Prospekt’s March EP (2008)
Composed of material remaining from the Viva La Vida sessions, the Prospekt’s March EP is an odd bunch of songs. Despite Martin’s claims that any of these tracks could’ve made the already diverse album, everything here definitely feels like leftovers, or at least tangents. The first issue here would be that, despite it being pushed as an eight-track expansion of Viva La Vida five months after the fact, Prospekt’s March is a bit thin on new material. Three of the songs here had appeared already in slightly different forms on Viva La Vida. The alterations in the “Lovers In Japan (Osaka Sun Mix)” are pretty negligible, while “Lost+” is “Lost!” plus a Jay-Z verse. Otherwise, there’s “Life In Technicolor ii,” which takes the instrumental opening track of Viva La Vida and fleshes it out with vocals and verse-chorus structure. I seem to remember being excited back in ’08 by what a fully-formed “Life In Technicolor” might sound like, but now I realize that was ridiculous, because the finished version wound up trite (“Oh love, don’t let me go/ Won’t you take me where the street lights glow?” goes the chorus) and squanders all the mystery of the original instrumental.

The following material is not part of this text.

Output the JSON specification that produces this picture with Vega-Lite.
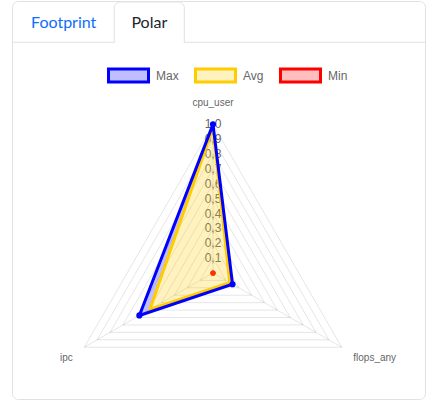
{
  "$schema": "https://vega.github.io/schema/vega-lite/v6.json",
  "width": 413,
  "height": 398,
  "autosize": {"type": "none"},
  "padding": {"left": 12, "top": 1, "right": 14, "bottom": 1},
  "background": "white",
  "config": {
    "view": {"stroke": "#dee2e6", "cornerRadius": 6, "strokeWidth": 1},
    "font": "Liberation Sans",
    "locale": {"number": {"decimal": ",", "thousands": ".", "grouping": [3], "currency": ["", " €"]}}
  },
  "datasets": {
    "axes": [
      {"axis": "cpu_user", "angle": 0},
      {"axis": "flops_any", "angle": 120},
      {"axis": "ipc", "angle": 240}
    ],
    "levels": [
      {"level": 0.1, "axis": ["cpu_user", "flops_any", "ipc"]},
      {"level": 0.2, "axis": ["cpu_user", "flops_any", "ipc"]},
      {"level": 0.3, "axis": ["cpu_user", "flops_any", "ipc"]},
      {"level": 0.4, "axis": ["cpu_user", "flops_any", "ipc"]},
      {"level": 0.5, "axis": ["cpu_user", "flops_any", "ipc"]},
      {"level": 0.6, "axis": ["cpu_user", "flops_any", "ipc"]},
      {"level": 0.7, "axis": ["cpu_user", "flops_any", "ipc"]},
      {"level": 0.8, "axis": ["cpu_user", "flops_any", "ipc"]},
      {"level": 0.9, "axis": ["cpu_user", "flops_any", "ipc"]},
      {"level": 1.0, "axis": ["cpu_user", "flops_any", "ipc"]}
    ],
    "stats": [
      {"series": "Max", "axis": "cpu_user", "value": 1.0},
      {"series": "Max", "axis": "flops_any", "value": 0.152},
      {"series": "Max", "axis": "ipc", "value": 0.572},
      {"series": "Avg", "axis": "cpu_user", "value": 0.98},
      {"series": "Avg", "axis": "flops_any", "value": 0.13},
      {"series": "Avg", "axis": "ipc", "value": 0.49},
      {"series": "Min", "axis": "cpu_user", "value": 0},
      {"series": "Min", "axis": "flops_any", "value": 0},
      {"series": "Min", "axis": "ipc", "value": 0}
    ],
    "tabs": [
      {"tab": "Footprint", "active": false},
      {"tab": "Polar", "active": true}
    ]
  },
  "layer": [
    {
      "data": {"name": "levels"},
      "transform": [
        {"flatten": ["axis"]},
        {"lookup": "axis", "from": {"data": {"name": "axes"}, "key": "axis", "fields": ["angle"]}},
        {"calculate": "datum.level * sin(datum.angle * PI / 180)", "as": "gx"},
        {"calculate": "datum.level * cos(datum.angle * PI / 180)", "as": "gy"},
        {"calculate": "datum.angle / 120", "as": "k"}
      ],
      "mark": {"type": "line", "interpolate": "linear-closed", "stroke": "rgba(0,0,0,0.1)", "strokeWidth": 1},
      "encoding": {
        "x": {"field": "gx", "type": "quantitative", "scale": {"domain": [-1.3526, 1.4267], "nice": false, "zero": false}, "axis": null},
        "y": {"field": "gy", "type": "quantitative", "scale": {"domain": [-0.8483, 1.83], "nice": false, "zero": false}, "axis": null},
        "detail": {"field": "level", "type": "nominal"},
        "order": {"field": "k", "type": "quantitative"}
      }
    },
    {
      "data": {"name": "axes"},
      "transform": [
        {"calculate": "sin(datum.angle * PI / 180)", "as": "ex"},
        {"calculate": "cos(datum.angle * PI / 180)", "as": "ey"},
        {"calculate": "0", "as": "o"}
      ],
      "mark": {"type": "rule", "stroke": "rgba(0,0,0,0.1)", "strokeWidth": 1},
      "encoding": {
        "x": {"field": "o", "type": "quantitative"},
        "y": {"field": "o", "type": "quantitative"},
        "x2": {"field": "ex"},
        "y2": {"field": "ey"}
      }
    },
    {
      "data": {"name": "levels"},
      "transform": [{"calculate": "0", "as": "o"}],
      "mark": {"type": "text", "font": "Liberation Sans", "fontSize": 12, "color": "#666", "align": "center", "baseline": "middle"},
      "encoding": {
        "x": {"field": "o", "type": "quantitative"},
        "y": {"field": "level", "type": "quantitative"},
        "text": {"field": "level", "type": "quantitative", "format": ".1f"}
      }
    },
    {
      "data": {"name": "stats"},
      "transform": [
        {"lookup": "axis", "from": {"data": {"name": "axes"}, "key": "axis", "fields": ["angle"]}},
        {"calculate": "datum.value * sin(datum.angle * PI / 180)", "as": "px"},
        {"calculate": "datum.value * cos(datum.angle * PI / 180)", "as": "py"},
        {"calculate": "datum.angle / 120", "as": "k"},
        {"calculate": "datum.series == 'Max' ? datum.k : 3 + (3 - datum.k) % 3", "as": "ring"}
      ],
      "layer": [
        {
          "transform": [{"filter": "datum.series == 'Min'"}],
          "mark": {"type": "circle", "color": "#ff0000", "size": 26, "opacity": 1},
          "encoding": {
            "x": {"field": "px", "type": "quantitative"},
            "y": {"field": "py", "type": "quantitative"}
          }
        },
        {
          "transform": [{"filter": "datum.series == 'Max' || datum.series == 'Avg'"}],
          "mark": {"type": "line", "interpolate": "linear-closed", "fill": "rgba(0,0,255,0.25)", "stroke": "transparent", "strokeWidth": 0},
          "encoding": {
            "x": {"field": "px", "type": "quantitative"},
            "y": {"field": "py", "type": "quantitative"},
            "order": {"field": "ring", "type": "quantitative"}
          }
        },
        {
          "transform": [{"filter": "datum.series == 'Avg'"}],
          "mark": {"type": "line", "interpolate": "linear-closed", "strokeWidth": 3, "strokeJoin": "miter"},
          "encoding": {
            "x": {"field": "px", "type": "quantitative"},
            "y": {"field": "py", "type": "quantitative"},
            "order": {"field": "k", "type": "quantitative"},
            "stroke": {
              "field": "series", "type": "nominal",
              "scale": {"domain": ["Max", "Avg", "Min"], "range": ["#0000ff", "#ffcc00", "#ff0000"]},
              "legend": {"orient": "none", "legendX": 95, "legendY": 53, "direction": "horizontal", "title": null,
                "symbolType": "M-1,-0.325H1V0.325H-1Z", "symbolSize": 1600, "symbolStrokeWidth": 3,
                "labelFont": "Liberation Sans", "labelFontSize": 12, "labelColor": "#666", "labelOffset": 6, "columnPadding": 10}
            },
            "fill": {
              "field": "series", "type": "nominal",
              "scale": {"domain": ["Max", "Avg", "Min"], "range": ["rgba(0,0,255,0.25)", "rgba(255,204,0,0.25)", "rgba(255,0,0,0.25)"]},
              "legend": {"orient": "none", "legendX": 95, "legendY": 53, "direction": "horizontal", "title": null,
                "symbolType": "M-1,-0.325H1V0.325H-1Z", "symbolSize": 1600, "symbolStrokeWidth": 3,
                "labelFont": "Liberation Sans", "labelFontSize": 12, "labelColor": "#666", "labelOffset": 6, "columnPadding": 10}
            }
          }
        },
        {
          "transform": [{"filter": "datum.series == 'Max'"}],
          "mark": {"type": "line", "interpolate": "linear-closed", "strokeWidth": 3, "strokeJoin": "miter"},
          "encoding": {
            "x": {"field": "px", "type": "quantitative"},
            "y": {"field": "py", "type": "quantitative"},
            "order": {"field": "k", "type": "quantitative"},
            "stroke": {"field": "series", "type": "nominal"}
          }
        },
        {
          "transform": [{"filter": "datum.series == 'Max'"}],
          "mark": {"type": "circle", "color": "#0000ff", "size": 38, "opacity": 1},
          "encoding": {
            "x": {"field": "px", "type": "quantitative"},
            "y": {"field": "py", "type": "quantitative"}
          }
        }
      ]
    },
    {
      "data": {"name": "axes"},
      "transform": [
        {"calculate": "1.09 * sin(datum.angle * PI / 180)", "as": "lx"},
        {"calculate": "1.09 * cos(datum.angle * PI / 180)", "as": "ly"}
      ],
      "layer": [
        {
          "transform": [{"filter": "datum.angle == 0"}],
          "mark": {"type": "text", "fontSize": 10, "color": "#666", "align": "center", "baseline": "middle", "dy": -7.5},
          "encoding": {
            "x": {"field": "lx", "type": "quantitative"},
            "y": {"field": "ly", "type": "quantitative"},
            "text": {"field": "axis", "type": "nominal"}
          }
        },
        {
          "transform": [{"filter": "datum.angle == 120"}],
          "mark": {"type": "text", "fontSize": 10, "color": "#666", "align": "left", "baseline": "middle", "dy": 4},
          "encoding": {
            "x": {"field": "lx", "type": "quantitative"},
            "y": {"field": "ly", "type": "quantitative"},
            "text": {"field": "axis", "type": "nominal"}
          }
        },
        {
          "transform": [{"filter": "datum.angle == 240"}],
          "mark": {"type": "text", "fontSize": 10, "color": "#666", "align": "right", "baseline": "middle", "dy": 4},
          "encoding": {
            "x": {"field": "lx", "type": "quantitative"},
            "y": {"field": "ly", "type": "quantitative"},
            "text": {"field": "axis", "type": "nominal"}
          }
        }
      ]
    },
    {
      "data": {"name": "tabs"},
      "transform": [{"filter": "datum.active"}],
      "layer": [
        {
          "mark": {"type": "rule", "stroke": "#dee2e6", "strokeWidth": 1},
          "encoding": {
            "x": {"datum": -1.3526, "type": "quantitative"},
            "x2": {"datum": 1.4267},
            "y": {"datum": 1.5521, "type": "quantitative"}
          }
        },
        {
          "mark": {"type": "rect", "fill": "white", "stroke": "#dee2e6", "strokeWidth": 1, "cornerRadiusTopLeft": 6, "cornerRadiusTopRight": 6},
          "encoding": {
            "x": {"datum": -0.6642, "type": "quantitative"},
            "x2": {"datum": -0.1931},
            "y": {"datum": 1.8233, "type": "quantitative"},
            "y2": {"datum": 1.5521}
          }
        },
        {
          "mark": {"type": "rule", "stroke": "white", "strokeWidth": 2},
          "encoding": {
            "x": {"datum": -0.6605, "type": "quantitative"},
            "x2": {"datum": -0.1968},
            "y": {"datum": 1.5521, "type": "quantitative"}
          }
        },
        {
          "mark": {"type": "text", "font": "Lato", "fontSize": 16, "color": "#212529", "align": "center", "baseline": "alphabetic"},
          "encoding": {
            "x": {"datum": -0.4286, "type": "quantitative"},
            "y": {"datum": 1.6483, "type": "quantitative"},
            "text": {"field": "tab", "type": "nominal"}
          }
        }
      ]
    },
    {
      "data": {"name": "tabs"},
      "transform": [{"filter": "!datum.active"}],
      "mark": {"type": "text", "font": "Lato", "fontSize": 16, "color": "#0d6efd", "align": "center", "baseline": "alphabetic"},
      "encoding": {
        "x": {"datum": -1.0047, "type": "quantitative"},
        "y": {"datum": 1.6483, "type": "quantitative"},
        "text": {"field": "tab", "type": "nominal"}
      }
    }
  ]
}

As for the new stuff, “Glass Of Water” and “Rainy Day” are significantly brighter in tone than the majority of Viva La Vida, the latter particularly seeming like Coldplay’s oddball sketch of a long-lost summer song from the late ’90s. “Prospekt’s March/Poppyfields” and “Now My Feet Won’t Touch The Ground” begin as primarily acoustic callbacks to the band’s earlier work, the former a close melodic relative to A Rush Of Blood To The Head material. All the songs are pretty good additions to Coldplay’s body of work, though it’s unlikely any of them will stick with you too much. Thing is, Coldplay has a history of pretty strong B-sides. “One I Love” (“In My Place” B-side), “The World Turned Upside Down” (“Fix You” B-side) and “Moving to Mars” (from the Every Teardrop Is A Waterfall EP that preceded Mylo Xyloto) are all better than about half of the respective albums from which they were omitted, leaving you with the sense that there must’ve been some more memorable material from the Viva La Vida sessions that could’ve made Prospekt’s March a more important release.